Don’t call them snitches. Informants help solve crimes.
It is one thing for rappers and gang members to find a pejorative way to characterize a person who tells the truth.
It’s another thing when a daily newspaper does so.
I’m referring to the term “snitch,” which appeared in big letters across the Sun Sentinel Local section earlier this month.
“Jailhouse snitch praised by cops” was the headline of a story about a jailhouse informant whose testimony has led to many other convictions. The article by Marc Freeman, who has done a very good job over the years covering Palm Beach County courts, detailed Frederick Cobia’s sentencing hearing.
Cobia has been a key witness for prosecutors in almost two dozen cases over the past decade. Jailed for a 2009 murder, he has helped prosecutors convict so many people that there is not a single prison in Florida where he would be safe, the story says.
Freeman described Cobia, who is apologetic for his crimes, as prosecutors’ “favorite jailhouse snitch.”
I don’t think this is a case of the media using an inflammatory word to attract readers, or clicks. This is a case of the media, which I still believe to be an extension of the public, buying into a narrative created by those with a disdain for our legal system. Or those looking for a way to link to the bravado boasted in the hip-hop world for the past decade.
Let’s go back a few years:
In the early 2000s, rappers and others began wearing shirts that read “Stop Snitchin’” and in late 2004, Rodney Bethea released a DVD of the same name. Other shirts with the phrases “I’ll Never Tell” and “Keep Yo’ Mouth Shut” also appeared.
A 2013 movie, titled “Snitch” told the tale of a conflicted young man who had the chance to lessen his prison sentence by providing information on a friend. His father was played by Dwayne “The Rock” Johnson. Can’t get much more mainstream than that.
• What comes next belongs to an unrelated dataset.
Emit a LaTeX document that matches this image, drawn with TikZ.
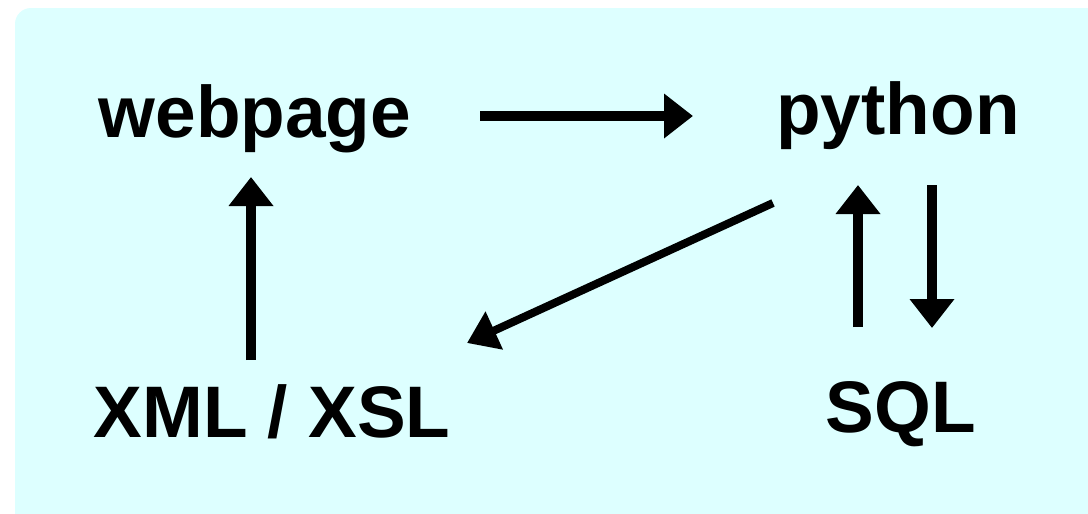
\documentclass[tikz,border=0pt]{standalone}
\usepackage{fontspec}
\setmainfont{Liberation Sans}
\usetikzlibrary{arrows.meta}
\definecolor{bgcyan}{RGB}{221,255,255}
\tikzset{
  lbl/.style={font=\bfseries\fontsize{73}{80}\selectfont, anchor=base, inner sep=0pt, text=black},
  flow/.style={line width=10pt, -{Triangle[length=29pt,width=43pt]}},
  diag/.style={line width=8pt, -{Triangle[length=30pt,width=40pt]}}
}
\begin{document}
\begin{tikzpicture}[x=1pt,y=-1pt]
\useasboundingbox (0,0) rectangle (1088,514);
\fill[white] (0,0) rectangle (1088,514);
\fill[bgcyan, rounded corners=16pt] (15,8) rectangle (1110,530);
\node[lbl] (web) at (255,137) {webpage};
\node[lbl] (py) at (898,134) {python};
\node[lbl] (xml) at (272,437) {XML / XSL};
\node[lbl] (sql) at (901,432) {SQL};
\coordinate (a1s) at (251,360);
\coordinate (a1e) at (251,177);
\coordinate (a2s) at (480,116);
\coordinate (a2e) at (693,116);
\coordinate (a3s) at (773,203);
\coordinate (a3e) at (467,343);
\coordinate (a4s) at (858,327);
\coordinate (a4e) at (858,185);
\coordinate (a5s) at (932,185);
\coordinate (a5e) at (932,328);
\draw[flow] (a1s) -- (a1e);
\draw[flow] (a2s) -- (a2e);
\draw[diag] (a3s) -- (a3e);
\draw[flow] (a4s) -- (a4e);
\draw[flow] (a5s) -- (a5e);
\end{tikzpicture}
\end{document}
Defense lawyers now love to portray inmates who feed information as snitches. Why? Because denigrating those who tell the truth makes “snitches” less likely to do so – and blocks off an effective way of putting their clients behind bars.
The media has somehow bought into this storyline. And this isn’t the first time I’ve criticized Sun Sentinel editors for using the word. (I barged into former Editor Howard Saltz’s office with the same complaint sometime before I retired in 2015.) I believe it to be unintentional, more an error of carelessness. But I ask this: Why is it that a city employee who calls out a fellow employee for, say, cheating on a timecard, called a “whistleblower,” while a person who provides information on a much larger offense, even murder, is labeled a “snitch?”
I emailed Freeman, and while I respect his response, I don’t agree with it.
He says whistleblowers are victims who speak up against an injustice at work.
“Jailhouse snitches are criminals or accused criminals who are not victims and are instead responsible for landing themselves behind bars in the first place,” he wrote. “Big difference.”
He also notes that it’s not his job to protect the image or integrity of “coldblooded killers who try to cut better deals for themselves by ratting out other cold-blooded killers.” Neither does he believe the media’s continued use of the word “snitch” will discourage inmates from cooperating with law enforcement to serve their own interests.
I still see it as a case of unintended bias seeping into our culture, parroted by those who report the news.
I confess to having a bias. Two men were convicted in the 2001 murder of my brother, Michael Sortal, in Fort Lauderdale. One man confessed. The other had a more circumstantial case until, yes, he talked a little too much in jail. A fellow inmate shared the details with our prosecutors.
You might call that inmate a snitch. Our family called him much nicer things.